This isn't the first time I've experienced water tower envy. Stash your dirty take on that statement and open your mind to the kind of acoustic possibilities an abandoned husk of monolithic metal casing presents; even something so slight as the sound of Autumn's driest, final dead leaf falling inside one of those hulking riveted hulls must echo ever so epically. Coincidentally, the two sides of the Water Tower Sessions split 45 (Empty Cellar Records) reverberate hauntingly of tones both epic and Autumnal. Recorded by the American Opry who, bless them, trespassed inside a three-story behemoth to capture gorgeous field-recordings of two Bay Area folk artists, Joseph Childress and The White White Quilt, performing their sad yet very beautiful songs live inside the old tower, achieving a fullness of sound that seems to suggest a memory of water.

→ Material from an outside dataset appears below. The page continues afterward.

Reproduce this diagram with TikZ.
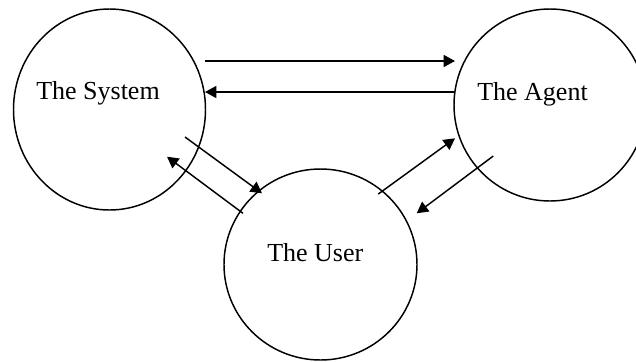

What I like most about these songs is the ghostly feeling that comes from hearing them paired together on this record: Childress' "Leaving the Barren Ground" tells a shadowy tale soaked in vocals that at first flow weighted, heavy with confession, but then ebb into soul-quaking howls by yarns' end, minimal percussion and steady strumming lending eerie tingles and determination to his story. Then in "Papa," The White White Quilt plods along to reluctant acoustic twangs while multiple voices singing low-slung verse suggesting an unwillingness to accept the passing of time. Altogether, the record is quite like two similar spirits willing their abandoned dwelling to sag upright before poetically keeling over; broken-down new folk songs recorded in an old forgotten well fogging the mirror of this dark, nostalgic time of year. Pressed on frosty clear vinyl and limited to 500 copies that include access to downloads of both songs (plus a bonus cut!).
P.S. I have it on good authority that there are some very choice, cavernous water towers on Treasure Island if anyone in San Francisco wants to try drowning in their own sounds. This record here proves that it's certainly worth the effort (and adventure folks! Think of the adventure!).